Monday, December 06, 2004
THIS IS YOUR PARENTS' ROCK AND ROLL?
It is a given that every generation of parents comes to decry the music their kids listen to as degraded and degrading (at least over the past sixty years or so). And yet, if Mary Eberstadt is right, perhaps parents should listen a little more closely before they dismiss the latest "noise" their kids listen to:
The odd truth about contemporary teenage music — the characteristic that most separates it from what has gone before — is its compulsive insistence on the damage wrought by broken homes, family dysfunction, checked-out parents, and (especially) absent fathers. Papa Roach, Everclear, Blink-182, Good Charlotte, Eddie Vedder and Pearl Jam, Kurt Cobain and Nirvana, Tupac Shakur, Snoop Doggy Dogg, Eminem — these and other singers and bands, all of them award-winning top-40 performers who either are or were among the most popular icons in America, have their own generational answer to what ails the modern teenager. Surprising though it may be to some, that answer is: dysfunctional childhood.

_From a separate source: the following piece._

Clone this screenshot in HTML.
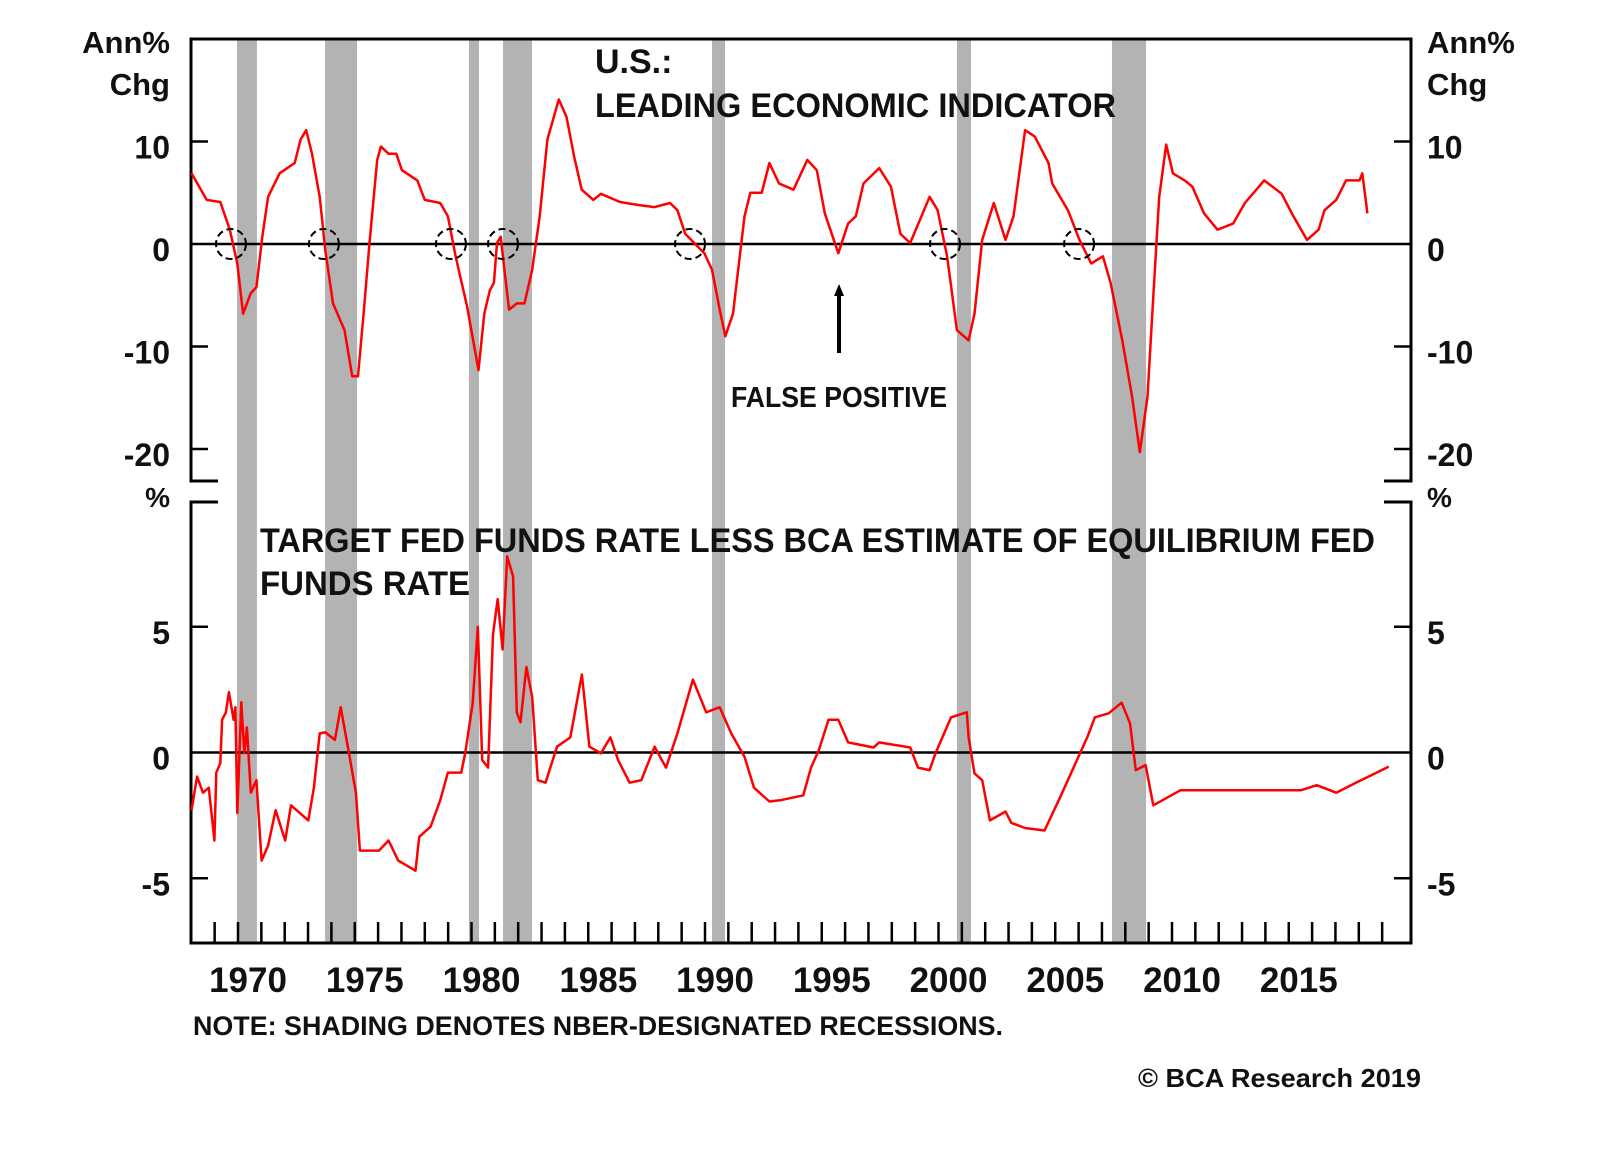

Moreover, and just as interesting, many bands and singers explicitly link the most deplored themes in music today — suicide, misogyny, and drugs — with that lack of a quasi-normal, intact-home personal past.There may be some truth to these observations but I think that popular music has become so big and so diversified that it is next to impossible to discern any sort of trends from a handful of musicians and songs.
To put this perhaps unexpected point more broadly, during the same years in which progressive-minded and politically correct adults have been excoriating Ozzie and Harriet as an artifact of 1950s-style oppression, many millions of American teenagers have enshrined a new generation of music idols whose shared generational signature in song after song is to rage about what not having had a nuclear family has done to them.